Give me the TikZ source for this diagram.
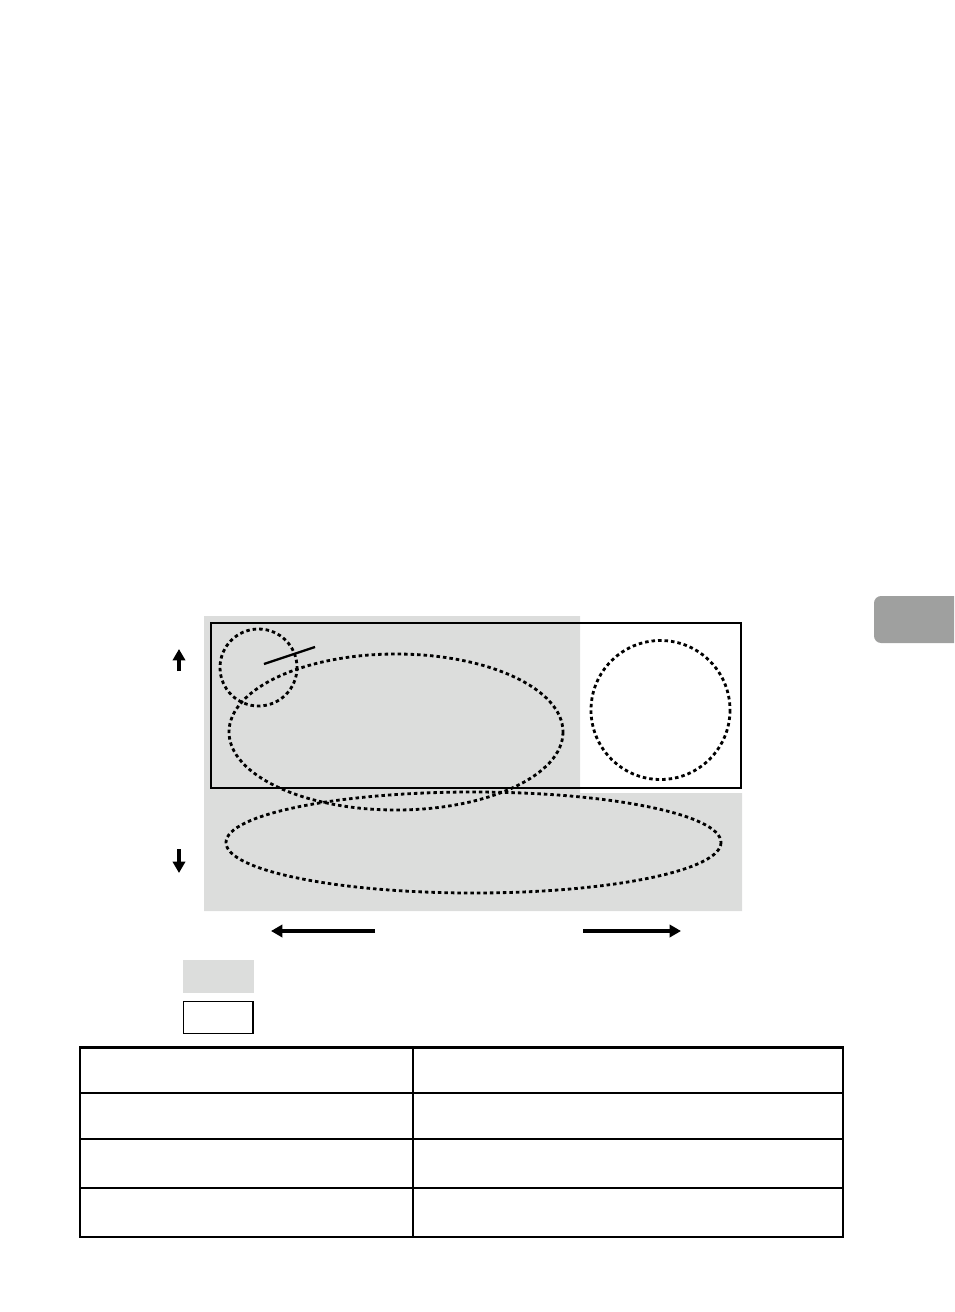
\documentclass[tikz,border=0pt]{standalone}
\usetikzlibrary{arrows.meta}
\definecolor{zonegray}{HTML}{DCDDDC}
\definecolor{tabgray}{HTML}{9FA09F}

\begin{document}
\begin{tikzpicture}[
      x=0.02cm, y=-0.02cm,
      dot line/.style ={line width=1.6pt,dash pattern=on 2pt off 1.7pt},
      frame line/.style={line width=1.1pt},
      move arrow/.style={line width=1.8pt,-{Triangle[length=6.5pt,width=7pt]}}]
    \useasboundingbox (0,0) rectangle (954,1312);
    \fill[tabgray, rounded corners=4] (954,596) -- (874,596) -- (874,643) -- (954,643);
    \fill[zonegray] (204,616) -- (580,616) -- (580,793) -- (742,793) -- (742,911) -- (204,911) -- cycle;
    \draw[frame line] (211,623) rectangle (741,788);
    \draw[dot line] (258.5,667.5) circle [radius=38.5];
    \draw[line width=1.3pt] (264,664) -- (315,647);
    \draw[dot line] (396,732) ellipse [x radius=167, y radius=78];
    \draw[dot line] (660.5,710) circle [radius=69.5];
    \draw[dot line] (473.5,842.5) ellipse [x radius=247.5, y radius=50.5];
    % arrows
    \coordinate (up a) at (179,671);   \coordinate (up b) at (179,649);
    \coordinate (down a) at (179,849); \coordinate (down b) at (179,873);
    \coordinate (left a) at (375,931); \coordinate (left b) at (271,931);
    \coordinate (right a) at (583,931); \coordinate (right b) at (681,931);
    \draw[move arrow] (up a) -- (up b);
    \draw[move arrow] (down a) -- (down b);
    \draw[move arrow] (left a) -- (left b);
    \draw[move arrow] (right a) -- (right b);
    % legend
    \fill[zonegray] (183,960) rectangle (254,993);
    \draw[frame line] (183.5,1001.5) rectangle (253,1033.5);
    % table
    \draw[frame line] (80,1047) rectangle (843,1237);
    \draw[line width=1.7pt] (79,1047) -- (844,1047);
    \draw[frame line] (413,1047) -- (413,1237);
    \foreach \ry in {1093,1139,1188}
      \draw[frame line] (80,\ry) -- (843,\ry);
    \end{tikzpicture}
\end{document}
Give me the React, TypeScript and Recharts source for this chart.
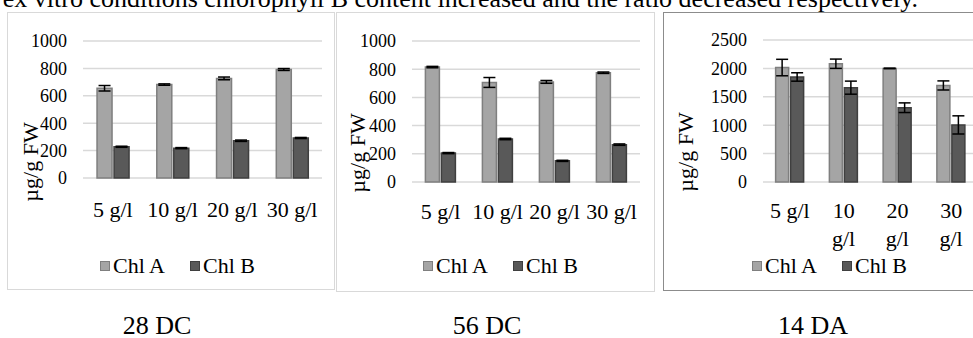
# # # # # # #
The exercise =>
Reproduce the entries above exactly. Do not include the images.

Problem solution =>
Give me the TikZ source for this diagram.
\documentclass[tikz,border=0pt]{standalone}
\usetikzlibrary{arrows.meta}
\definecolor{zonegray}{HTML}{DCDDDC}
\definecolor{tabgray}{HTML}{9FA09F}

\begin{document}
\begin{tikzpicture}[
      x=0.02cm, y=-0.02cm,
      dot line/.style ={line width=1.6pt,dash pattern=on 2pt off 1.7pt},
      frame line/.style={line width=1.1pt},
      move arrow/.style={line width=1.8pt,-{Triangle[length=6.5pt,width=7pt]}}]
    \useasboundingbox (0,0) rectangle (954,1312);
    \fill[tabgray, rounded corners=4] (954,596) -- (874,596) -- (874,643) -- (954,643);
    \fill[zonegray] (204,616) -- (580,616) -- (580,793) -- (742,793) -- (742,911) -- (204,911) -- cycle;
    \draw[frame line] (211,623) rectangle (741,788);
    \draw[dot line] (258.5,667.5) circle [radius=38.5];
    \draw[line width=1.3pt] (264,664) -- (315,647);
    \draw[dot line] (396,732) ellipse [x radius=167, y radius=78];
    \draw[dot line] (660.5,710) circle [radius=69.5];
    \draw[dot line] (473.5,842.5) ellipse [x radius=247.5, y radius=50.5];
    % arrows
    \coordinate (up a) at (179,671);   \coordinate (up b) at (179,649);
    \coordinate (down a) at (179,849); \coordinate (down b) at (179,873);
    \coordinate (left a) at (375,931); \coordinate (left b) at (271,931);
    \coordinate (right a) at (583,931); \coordinate (right b) at (681,931);
    \draw[move arrow] (up a) -- (up b);
    \draw[move arrow] (down a) -- (down b);
    \draw[move arrow] (left a) -- (left b);
    \draw[move arrow] (right a) -- (right b);
    % legend
    \fill[zonegray] (183,960) rectangle (254,993);
    \draw[frame line] (183.5,1001.5) rectangle (253,1033.5);
    % table
    \draw[frame line] (80,1047) rectangle (843,1237);
    \draw[line width=1.7pt] (79,1047) -- (844,1047);
    \draw[frame line] (413,1047) -- (413,1237);
    \foreach \ry in {1093,1139,1188}
      \draw[frame line] (80,\ry) -- (843,\ry);
    \end{tikzpicture}
\end{document}
Give me the React, TypeScript and Recharts source for this chart.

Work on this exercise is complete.